There might be some things I would like even more than being human. It would fit with the model of progress that humanists usually embrace, if that were to be the case. However, being a rotting corpse is certainly not one of those things. Being dead is a form of irreversible regression and decay.
About the only positive thing about being dead is the lack of capacity for suffering. That is because the mechanisms for suffering are destroyed. But the mechanisms for joy are also destroyed in the process. Ultimately, it is a greater negative than it is a positive.
"Religious and secular humanists of all creeds, whatever they believe about God and the afterlife, reason and revelation, or the ability of science and technology to improve human life, should all start with an attitude of gratitude for and acceptance of, not resentfulness and bitterness toward, the wondrousness and beauty of human nature."
Beautiful. Thank you.
"Human nature is not perfect…"
Why not? What else could it be?(to the atheist, physicalist, secularist)
"…the resentful attitude toward our nature that is so characteristic of transhumanists is no way to live a happy fulfilled life."
"…creeds …should all start with an attitude of gratitude for and acceptance of, not resentfulness and bitterness toward, the wondrousness and beauty of human nature."
Would be great, but some creeds, by logical necessity, reject any wonder or beauty in human nature.
A quick reply to your comments, jweaks:
I think that both religious and non-religious people can recognize that human nature is not quite perfect. From a religious perspective, it is obvious that humans are less perfect than God. From a secular perspective, we can note that human physiology is less perfect than we might imagine it could be.
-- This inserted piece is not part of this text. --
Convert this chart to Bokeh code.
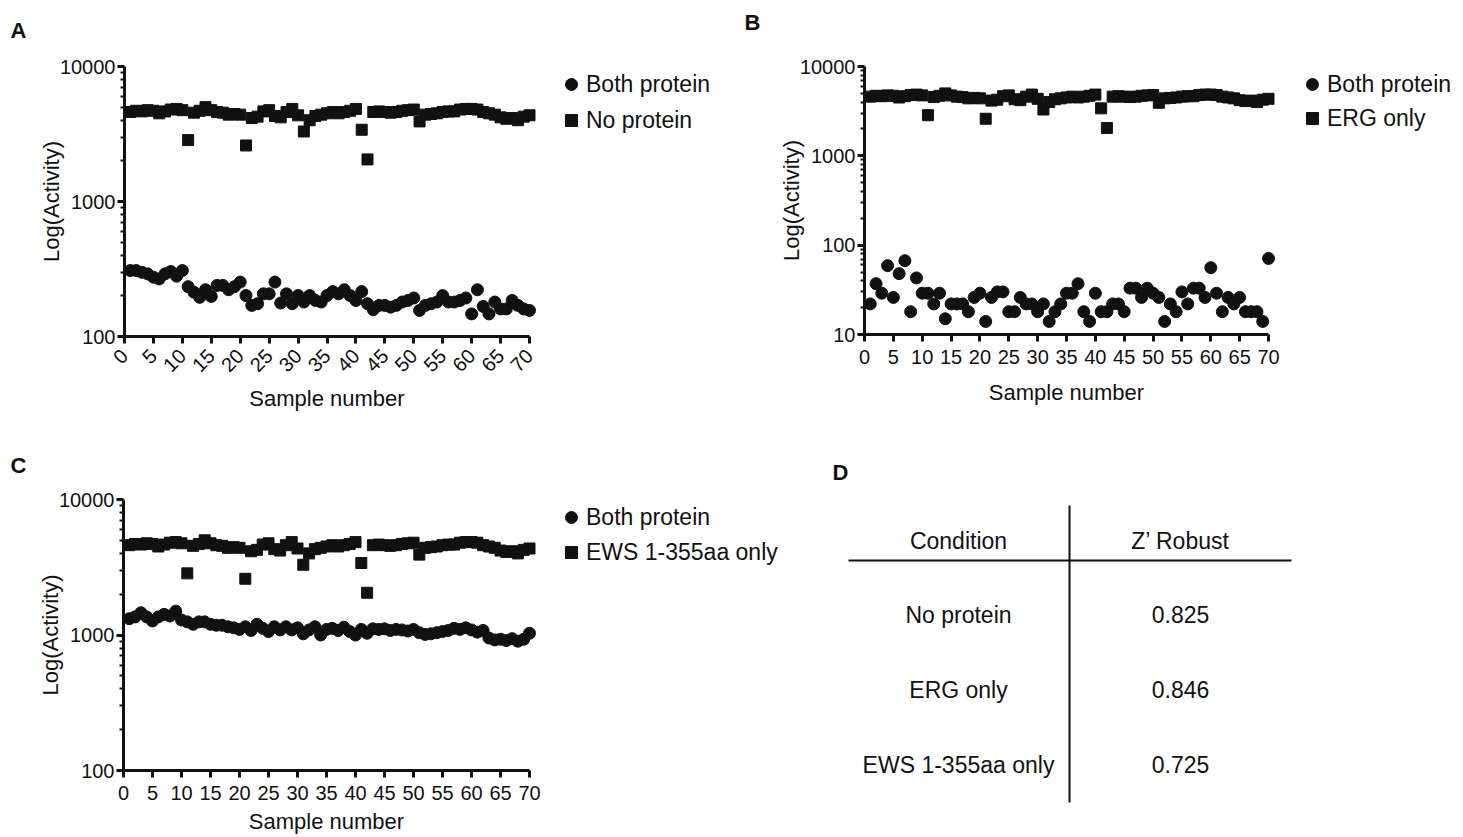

Bioethicist Allen Buchanan points out that evolution has left us with a few instances of “sub-optimal design,” like the inability of humans (unlike most other mammals) to synthesize vitamin C. If our bodies could synthesize vitamin C, that would be all the better for us, and our inability to do so is a simple illustration of the fact that our bodies are not quite perfect. But, of course, instead of feeling resentful about this fact or embarking on a dangerous, costly, and difficult scheme to genetically re-engineer the human body to correct this flaw, we ought to just get over it and drink some orange juice.
It is true that the transhumanists tend to reject the idea of wonder and beauty in nature and human nature, but not, I think, out of a logical necessity so much as out of the disposition that many transhumanists happen to have. If you mean that the creed of science rejects wonder and beauty in human nature, I would say that there are many perfectly good scientists who are filled with a sense of wonder and an appreciation for the beauty of human and non-human nature.
The great Peter Lawler has a nice post on Istvan, atheism, and transhumanism (focusing just on immortality), over on Lawler's own blog.
When it comes to transhumanism, there is nothing to fear but fear itself.